CHALLENGE: Write out, word for word, the stretch of lines beginning at the one with "What D3.js code" and ending at the one with "45 * 14.8]);", omitting the images.

DATA ROWS:
— BEGIN —

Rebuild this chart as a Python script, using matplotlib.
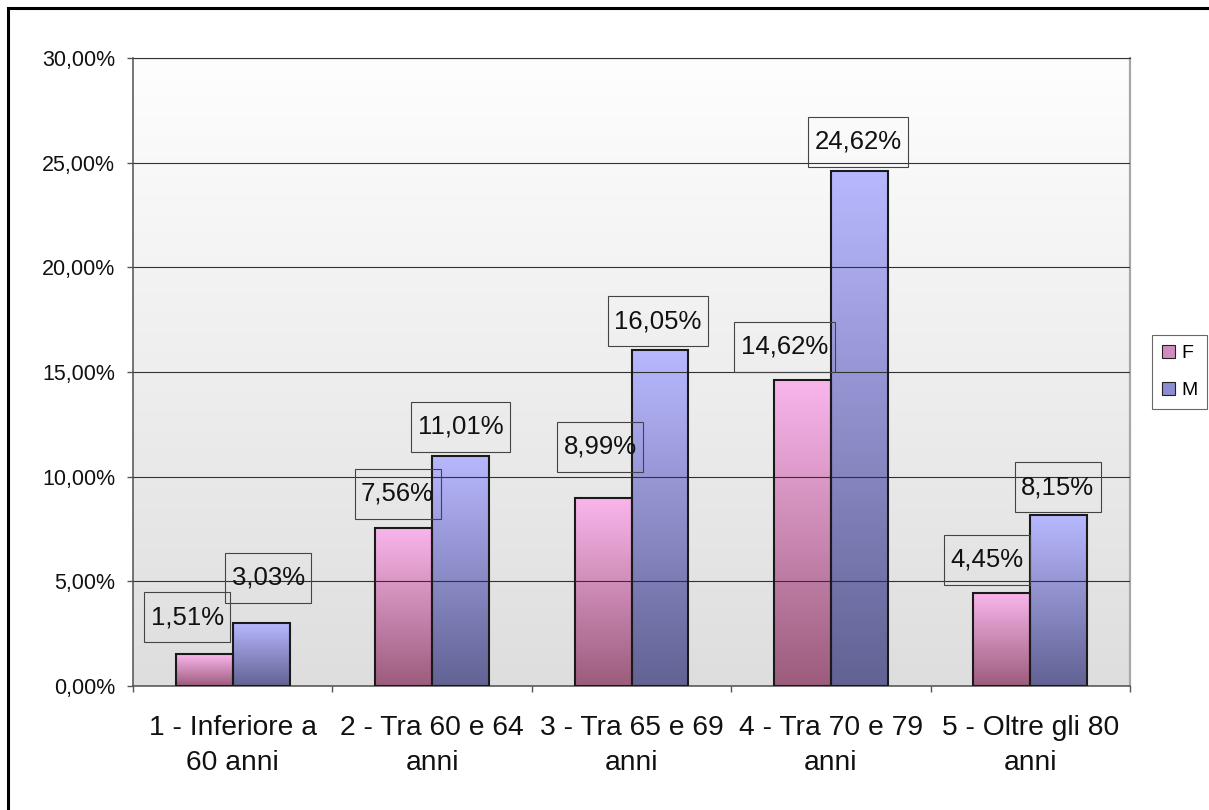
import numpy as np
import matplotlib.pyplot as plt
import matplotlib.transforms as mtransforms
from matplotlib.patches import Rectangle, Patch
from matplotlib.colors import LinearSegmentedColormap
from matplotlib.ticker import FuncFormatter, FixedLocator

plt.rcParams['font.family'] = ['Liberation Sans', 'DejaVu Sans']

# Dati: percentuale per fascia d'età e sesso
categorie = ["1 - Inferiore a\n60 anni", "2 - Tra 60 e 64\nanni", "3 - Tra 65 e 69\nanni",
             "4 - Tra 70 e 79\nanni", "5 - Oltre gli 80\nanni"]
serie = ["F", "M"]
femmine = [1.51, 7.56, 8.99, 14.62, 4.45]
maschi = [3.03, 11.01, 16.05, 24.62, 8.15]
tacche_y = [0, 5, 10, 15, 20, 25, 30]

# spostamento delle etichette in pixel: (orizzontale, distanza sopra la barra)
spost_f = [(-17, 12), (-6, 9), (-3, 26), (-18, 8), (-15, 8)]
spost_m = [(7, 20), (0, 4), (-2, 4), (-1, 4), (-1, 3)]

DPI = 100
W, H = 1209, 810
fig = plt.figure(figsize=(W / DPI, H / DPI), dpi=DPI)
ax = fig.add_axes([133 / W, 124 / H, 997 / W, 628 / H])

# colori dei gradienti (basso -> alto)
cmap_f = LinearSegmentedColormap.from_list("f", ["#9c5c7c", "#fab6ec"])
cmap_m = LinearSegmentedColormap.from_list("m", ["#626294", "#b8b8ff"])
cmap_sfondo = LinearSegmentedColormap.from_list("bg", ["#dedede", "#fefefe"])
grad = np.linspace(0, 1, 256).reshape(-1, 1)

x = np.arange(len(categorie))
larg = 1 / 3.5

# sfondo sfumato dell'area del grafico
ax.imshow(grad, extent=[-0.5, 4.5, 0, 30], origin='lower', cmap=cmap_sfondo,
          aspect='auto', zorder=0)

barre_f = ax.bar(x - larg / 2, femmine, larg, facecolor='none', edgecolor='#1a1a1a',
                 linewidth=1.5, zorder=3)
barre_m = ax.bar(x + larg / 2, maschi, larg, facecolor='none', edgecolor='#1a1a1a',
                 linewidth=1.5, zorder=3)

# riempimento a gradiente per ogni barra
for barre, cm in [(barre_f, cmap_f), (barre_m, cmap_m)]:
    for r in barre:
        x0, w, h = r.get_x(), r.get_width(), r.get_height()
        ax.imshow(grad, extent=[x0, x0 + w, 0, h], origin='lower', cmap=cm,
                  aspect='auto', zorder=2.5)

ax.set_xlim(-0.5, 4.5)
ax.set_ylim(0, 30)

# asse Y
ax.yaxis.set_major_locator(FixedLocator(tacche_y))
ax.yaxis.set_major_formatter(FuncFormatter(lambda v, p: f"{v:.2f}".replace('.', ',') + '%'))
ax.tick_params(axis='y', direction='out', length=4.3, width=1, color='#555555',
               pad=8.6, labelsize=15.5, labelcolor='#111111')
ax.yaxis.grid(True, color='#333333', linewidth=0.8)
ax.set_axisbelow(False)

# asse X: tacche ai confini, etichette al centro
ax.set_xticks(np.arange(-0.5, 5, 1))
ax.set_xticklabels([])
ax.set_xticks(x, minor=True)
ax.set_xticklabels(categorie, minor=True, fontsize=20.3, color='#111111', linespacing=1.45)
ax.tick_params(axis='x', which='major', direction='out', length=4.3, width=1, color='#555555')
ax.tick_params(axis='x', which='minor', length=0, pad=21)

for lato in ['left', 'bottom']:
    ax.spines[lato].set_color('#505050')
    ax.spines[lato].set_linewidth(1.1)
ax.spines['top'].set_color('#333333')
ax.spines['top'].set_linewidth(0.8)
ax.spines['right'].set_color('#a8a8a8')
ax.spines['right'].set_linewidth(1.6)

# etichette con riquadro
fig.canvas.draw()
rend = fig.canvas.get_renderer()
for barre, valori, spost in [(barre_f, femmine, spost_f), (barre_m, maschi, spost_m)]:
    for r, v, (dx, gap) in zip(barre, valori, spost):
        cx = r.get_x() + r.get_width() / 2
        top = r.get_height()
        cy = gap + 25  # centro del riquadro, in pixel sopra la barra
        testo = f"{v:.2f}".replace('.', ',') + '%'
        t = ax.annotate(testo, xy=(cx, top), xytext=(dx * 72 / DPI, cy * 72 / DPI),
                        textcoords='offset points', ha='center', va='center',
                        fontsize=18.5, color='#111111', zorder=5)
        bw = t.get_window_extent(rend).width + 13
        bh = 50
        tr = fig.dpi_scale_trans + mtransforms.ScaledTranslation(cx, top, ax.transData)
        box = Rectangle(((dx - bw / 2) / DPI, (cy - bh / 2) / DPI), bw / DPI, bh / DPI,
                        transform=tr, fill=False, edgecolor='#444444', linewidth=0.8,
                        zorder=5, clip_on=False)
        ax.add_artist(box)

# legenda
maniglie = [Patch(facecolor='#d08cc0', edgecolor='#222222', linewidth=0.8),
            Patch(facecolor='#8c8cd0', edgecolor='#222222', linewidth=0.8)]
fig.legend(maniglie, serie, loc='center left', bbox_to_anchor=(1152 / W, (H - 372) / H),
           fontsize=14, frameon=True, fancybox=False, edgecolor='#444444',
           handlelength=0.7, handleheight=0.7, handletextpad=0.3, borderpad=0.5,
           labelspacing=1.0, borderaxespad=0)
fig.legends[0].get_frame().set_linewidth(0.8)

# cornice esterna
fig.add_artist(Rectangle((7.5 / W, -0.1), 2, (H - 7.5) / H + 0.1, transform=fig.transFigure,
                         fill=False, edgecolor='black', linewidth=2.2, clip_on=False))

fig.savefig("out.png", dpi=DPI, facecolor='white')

— END —
— BEGIN —

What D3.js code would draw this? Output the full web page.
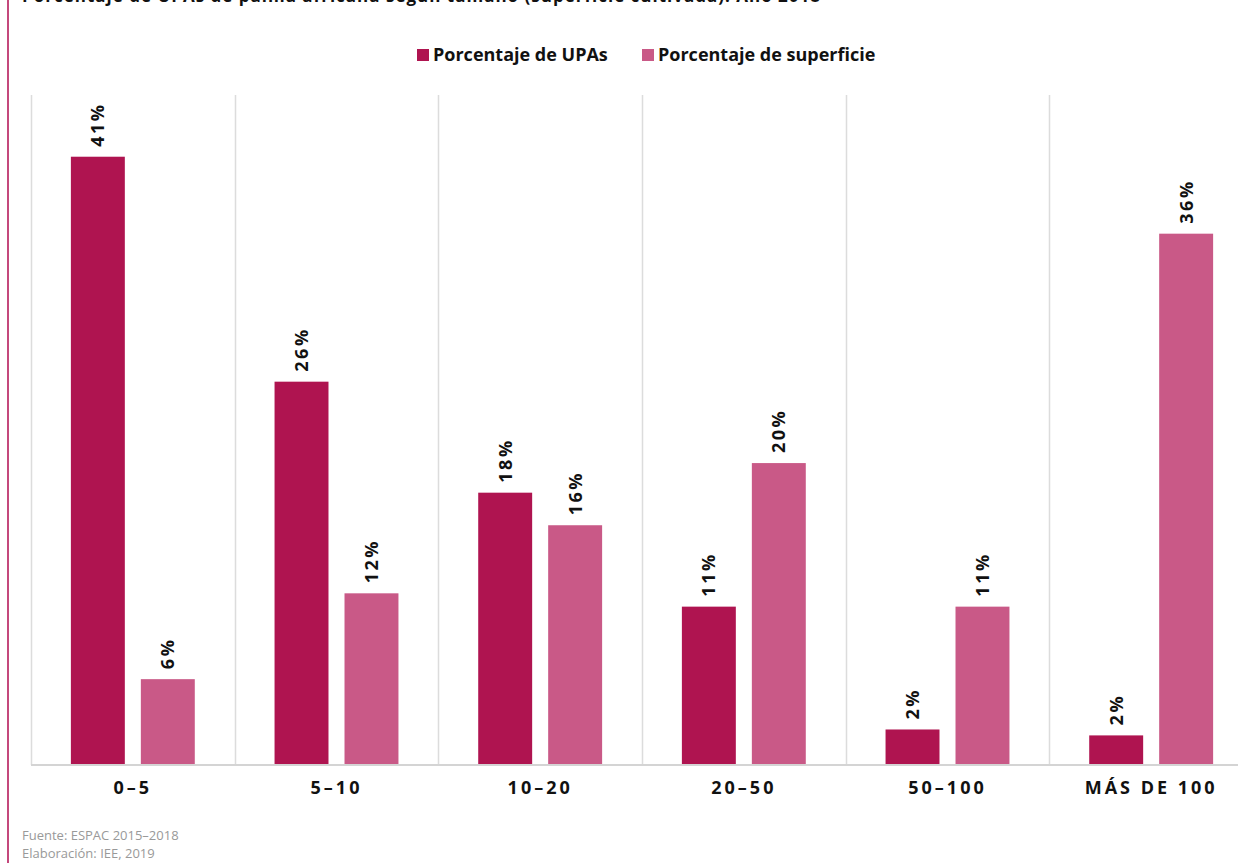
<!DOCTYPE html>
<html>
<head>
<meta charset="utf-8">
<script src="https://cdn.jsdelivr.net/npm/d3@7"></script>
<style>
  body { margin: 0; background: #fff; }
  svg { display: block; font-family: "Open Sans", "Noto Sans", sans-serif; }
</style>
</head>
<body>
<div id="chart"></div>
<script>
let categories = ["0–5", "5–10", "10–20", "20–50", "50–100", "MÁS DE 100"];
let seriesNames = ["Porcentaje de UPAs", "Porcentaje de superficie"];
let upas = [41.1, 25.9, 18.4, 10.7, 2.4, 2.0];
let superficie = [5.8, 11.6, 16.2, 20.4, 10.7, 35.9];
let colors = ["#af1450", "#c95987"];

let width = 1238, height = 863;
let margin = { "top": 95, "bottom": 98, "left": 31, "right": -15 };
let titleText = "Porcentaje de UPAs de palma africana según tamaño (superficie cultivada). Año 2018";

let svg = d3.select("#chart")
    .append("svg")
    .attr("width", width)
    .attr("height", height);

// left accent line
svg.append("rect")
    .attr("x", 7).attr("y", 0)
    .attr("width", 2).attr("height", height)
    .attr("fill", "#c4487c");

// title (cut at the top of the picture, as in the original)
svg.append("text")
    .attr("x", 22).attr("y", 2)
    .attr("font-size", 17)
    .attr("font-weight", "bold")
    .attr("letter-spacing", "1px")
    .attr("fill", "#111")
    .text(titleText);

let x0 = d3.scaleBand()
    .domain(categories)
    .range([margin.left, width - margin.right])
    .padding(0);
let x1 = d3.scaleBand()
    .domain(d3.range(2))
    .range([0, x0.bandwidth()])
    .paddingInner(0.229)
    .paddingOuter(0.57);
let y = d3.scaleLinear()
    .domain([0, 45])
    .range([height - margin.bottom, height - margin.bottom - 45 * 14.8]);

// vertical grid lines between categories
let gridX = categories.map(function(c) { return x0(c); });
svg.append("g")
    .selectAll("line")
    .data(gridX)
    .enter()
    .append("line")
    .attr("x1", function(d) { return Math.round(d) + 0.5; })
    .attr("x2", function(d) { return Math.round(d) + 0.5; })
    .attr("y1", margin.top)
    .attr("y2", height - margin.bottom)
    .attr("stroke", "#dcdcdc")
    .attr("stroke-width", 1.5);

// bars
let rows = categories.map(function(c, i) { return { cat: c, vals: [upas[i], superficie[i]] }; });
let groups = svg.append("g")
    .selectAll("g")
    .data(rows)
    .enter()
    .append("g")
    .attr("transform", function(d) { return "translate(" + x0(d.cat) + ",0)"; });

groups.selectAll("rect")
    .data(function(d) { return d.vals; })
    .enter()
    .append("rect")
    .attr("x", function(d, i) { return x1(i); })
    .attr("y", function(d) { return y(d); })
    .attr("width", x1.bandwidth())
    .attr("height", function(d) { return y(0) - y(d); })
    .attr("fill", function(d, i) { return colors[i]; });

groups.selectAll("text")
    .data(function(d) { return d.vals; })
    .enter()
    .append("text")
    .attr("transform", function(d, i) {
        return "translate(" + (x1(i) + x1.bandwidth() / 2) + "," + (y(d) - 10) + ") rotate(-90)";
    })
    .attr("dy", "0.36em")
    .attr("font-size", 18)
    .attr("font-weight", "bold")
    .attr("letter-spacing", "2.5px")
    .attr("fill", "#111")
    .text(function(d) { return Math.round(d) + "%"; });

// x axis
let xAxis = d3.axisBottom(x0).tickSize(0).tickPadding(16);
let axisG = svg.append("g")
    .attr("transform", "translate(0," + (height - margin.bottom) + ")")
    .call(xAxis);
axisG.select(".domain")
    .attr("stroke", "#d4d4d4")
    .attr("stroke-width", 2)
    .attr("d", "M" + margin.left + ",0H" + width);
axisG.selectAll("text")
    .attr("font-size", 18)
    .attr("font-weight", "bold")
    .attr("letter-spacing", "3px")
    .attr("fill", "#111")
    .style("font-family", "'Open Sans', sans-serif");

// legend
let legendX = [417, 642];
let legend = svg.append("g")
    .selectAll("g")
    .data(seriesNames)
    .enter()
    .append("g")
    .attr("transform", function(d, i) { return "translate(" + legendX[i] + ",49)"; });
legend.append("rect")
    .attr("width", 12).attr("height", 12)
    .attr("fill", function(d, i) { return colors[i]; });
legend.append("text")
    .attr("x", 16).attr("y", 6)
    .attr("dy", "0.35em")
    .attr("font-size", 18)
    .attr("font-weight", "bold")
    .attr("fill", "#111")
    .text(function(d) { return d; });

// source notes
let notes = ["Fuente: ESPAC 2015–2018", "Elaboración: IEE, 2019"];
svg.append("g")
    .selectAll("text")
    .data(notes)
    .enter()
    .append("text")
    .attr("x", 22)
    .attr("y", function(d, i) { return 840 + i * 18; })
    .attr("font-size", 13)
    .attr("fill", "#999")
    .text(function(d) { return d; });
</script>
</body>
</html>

— END —
— BEGIN —

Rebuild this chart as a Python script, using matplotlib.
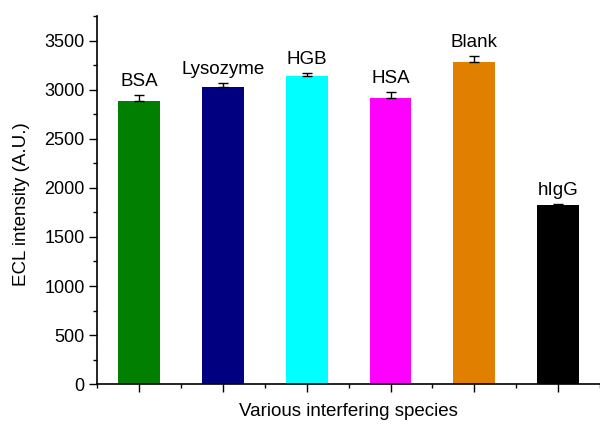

— END —

RESPONSE BELOW:
What D3.js code would draw this? Output the full web page.
<!DOCTYPE html>
<html>
<head>
<meta charset="utf-8">
<script src="https://cdn.jsdelivr.net/npm/d3@7"></script>
<style>
  body { margin: 0; background: #fff; }
  svg { display: block; font-family: "Open Sans", "Noto Sans", sans-serif; }
</style>
</head>
<body>
<div id="chart"></div>
<script>
let categories = ["0–5", "5–10", "10–20", "20–50", "50–100", "MÁS DE 100"];
let seriesNames = ["Porcentaje de UPAs", "Porcentaje de superficie"];
let upas = [41.1, 25.9, 18.4, 10.7, 2.4, 2.0];
let superficie = [5.8, 11.6, 16.2, 20.4, 10.7, 35.9];
let colors = ["#af1450", "#c95987"];

let width = 1238, height = 863;
let margin = { "top": 95, "bottom": 98, "left": 31, "right": -15 };
let titleText = "Porcentaje de UPAs de palma africana según tamaño (superficie cultivada). Año 2018";

let svg = d3.select("#chart")
    .append("svg")
    .attr("width", width)
    .attr("height", height);

// left accent line
svg.append("rect")
    .attr("x", 7).attr("y", 0)
    .attr("width", 2).attr("height", height)
    .attr("fill", "#c4487c");

// title (cut at the top of the picture, as in the original)
svg.append("text")
    .attr("x", 22).attr("y", 2)
    .attr("font-size", 17)
    .attr("font-weight", "bold")
    .attr("letter-spacing", "1px")
    .attr("fill", "#111")
    .text(titleText);

let x0 = d3.scaleBand()
    .domain(categories)
    .range([margin.left, width - margin.right])
    .padding(0);
let x1 = d3.scaleBand()
    .domain(d3.range(2))
    .range([0, x0.bandwidth()])
    .paddingInner(0.229)
    .paddingOuter(0.57);
let y = d3.scaleLinear()
    .domain([0, 45])
    .range([height - margin.bottom, height - margin.bottom - 45 * 14.8]);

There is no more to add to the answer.